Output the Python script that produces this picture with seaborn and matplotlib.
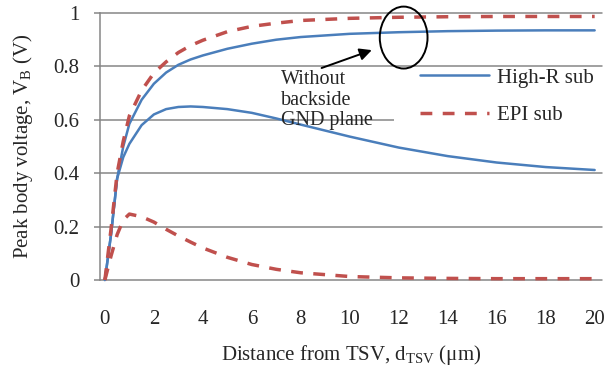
import matplotlib
matplotlib.use("Agg")
import matplotlib.pyplot as plt
from matplotlib.patches import Ellipse, Rectangle
from matplotlib.lines import Line2D
import pandas as pd
import seaborn as sns

# Distance from TSV (um)
d_tsv = [0, 0.25, 0.5, 0.75, 1, 1.5, 2, 2.5, 3, 3.5, 4, 5, 6, 7, 8, 10, 12, 14, 16, 18, 20]

# Peak body voltage (V)
highr_gnd = [0, 0.17, 0.38, 0.50, 0.585, 0.675, 0.735, 0.777, 0.806, 0.826, 0.841, 0.866,
             0.885, 0.90, 0.91, 0.922, 0.928, 0.932, 0.934, 0.935, 0.935]
epi_gnd = [0, 0.19, 0.40, 0.52, 0.615, 0.71, 0.775, 0.817, 0.852, 0.878, 0.898, 0.93,
           0.95, 0.962, 0.972, 0.98, 0.984, 0.986, 0.987, 0.987, 0.987]
highr_nognd = [0, 0.17, 0.38, 0.46, 0.51, 0.58, 0.62, 0.64, 0.648, 0.65, 0.648, 0.64,
               0.626, 0.605, 0.582, 0.537, 0.496, 0.464, 0.44, 0.423, 0.412]
epi_nognd = [0, 0.09, 0.17, 0.225, 0.247, 0.237, 0.217, 0.19, 0.165, 0.142, 0.12, 0.085,
             0.058, 0.04, 0.027, 0.013, 0.008, 0.006, 0.005, 0.005, 0.005]

x_ticks = [0, 2, 4, 6, 8, 10, 12, 14, 16, 18, 20]
y_ticks = [0, 0.2, 0.4, 0.6, 0.8, 1.0]
y_ticklabels = ["0", "0.2", "0.4", "0.6", "0.8", "1"]

BLUE = "#4A7EBB"
RED = "#C0504D"
GRID = "#868686"
FS = 15

sns.set_style("white")
plt.rcParams["font.family"] = ["Liberation Serif", "DejaVu Serif"]
plt.rcParams["mathtext.fontset"] = "custom"
plt.rcParams["mathtext.rm"] = "Liberation Serif"
plt.rcParams["mathtext.it"] = "Liberation Serif:italic"

fig = plt.figure(figsize=(6.06, 3.71), dpi=100)
ax = fig.add_axes([100 / 606, 91 / 371, 502 / 606, 267 / 371])

df = pd.DataFrame({"d": d_tsv, "hr": highr_gnd, "epi": epi_gnd,
                   "hr2": highr_nognd, "epi2": epi_nognd})

dash = (3.4, 3.0)
sns.lineplot(data=df, x="d", y="hr", ax=ax, color=BLUE, lw=1.8, clip_on=False, zorder=3)
sns.lineplot(data=df, x="d", y="hr2", ax=ax, color=BLUE, lw=1.8, clip_on=False, zorder=3)
sns.lineplot(data=df, x="d", y="epi", ax=ax, color=RED, lw=2.5, clip_on=False, zorder=3)
sns.lineplot(data=df, x="d", y="epi2", ax=ax, color=RED, lw=2.5, clip_on=False, zorder=3)
for ln in ax.lines[2:]:
    ln.set_dashes(dash)

ax.set_xlim(-0.2, 20.3)
ax.set_ylim(0, 1)
ax.set_xticks(x_ticks)
ax.set_xticklabels([str(v) for v in x_ticks])
ax.set_yticks(y_ticks)
ax.set_yticklabels(y_ticklabels)

# horizontal grid
for yv in y_ticks:
    ax.axhline(yv, color=GRID, lw=1.1, zorder=0.5, clip_on=False)

for s in ["top", "right", "bottom"]:
    ax.spines[s].set_visible(False)
ax.spines["left"].set_color(GRID)
ax.spines["left"].set_linewidth(1.1)
ax.tick_params(axis="y", which="major", length=4, width=1.1, color=GRID,
               direction="out", left=True, pad=11, labelsize=FS)
ax.tick_params(axis="x", which="major", length=0, pad=21.5, labelsize=FS)

ax.set_xlabel("Distance from TSV, d$_{\\mathrm{TSV}}$ (\u03bcm)", fontsize=FS, labelpad=10)
ax.set_ylabel("Peak body voltage, V$_{\\mathrm{B}}$ (V)", fontsize=FS, labelpad=13)

# white box behind the legend
ax.add_patch(Rectangle((11.8, 0.56), 8.6, 0.225, facecolor="white", edgecolor="none",
                       zorder=1, clip_on=False))

# annotation: ellipse, arrow, text
ax.add_patch(Ellipse((12.2, 0.908), 1.95, 0.232, facecolor="none", edgecolor="black",
                     lw=1.4, zorder=4, clip_on=False))
ax.annotate("", xy=(10.9, 0.861), xytext=(8.85, 0.794),
            arrowprops=dict(arrowstyle="-|>", color="black", lw=1.4,
                            mutation_scale=18, shrinkA=0, shrinkB=0), zorder=4)
ax.text(7.2, 0.674, "Without\nbackside\nGND plane", ha="left", va="center",
        fontsize=14.5, linespacing=1.12, zorder=4)

handles = [Line2D([], [], color=BLUE, lw=1.8),
           Line2D([], [], color=RED, lw=2.5, dashes=dash)]
ax.legend(handles, ["High-R sub", "EPI sub"], loc="upper left",
          bbox_to_anchor=((420 - 100) / 502, (280 - 68) / 267), frameon=False,
          borderpad=0, borderaxespad=0, handlelength=3.3, handletextpad=0.4,
          labelspacing=0.85, fontsize=FS)

fig.savefig("out.png", dpi=100)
----
## Exercise details
Repeat, exactly and in full, each line from the start of the data to the line that contains "7, 8, 10, 12, 14, 16, 18, 20]". Pictures do not go in.

## Correct output
Output the Python script that produces this picture with seaborn and matplotlib.
import matplotlib
matplotlib.use("Agg")
import matplotlib.pyplot as plt
from matplotlib.patches import Ellipse, Rectangle
from matplotlib.lines import Line2D
import pandas as pd
import seaborn as sns

# Distance from TSV (um)
d_tsv = [0, 0.25, 0.5, 0.75, 1, 1.5, 2, 2.5, 3, 3.5, 4, 5, 6, 7, 8, 10, 12, 14, 16, 18, 20]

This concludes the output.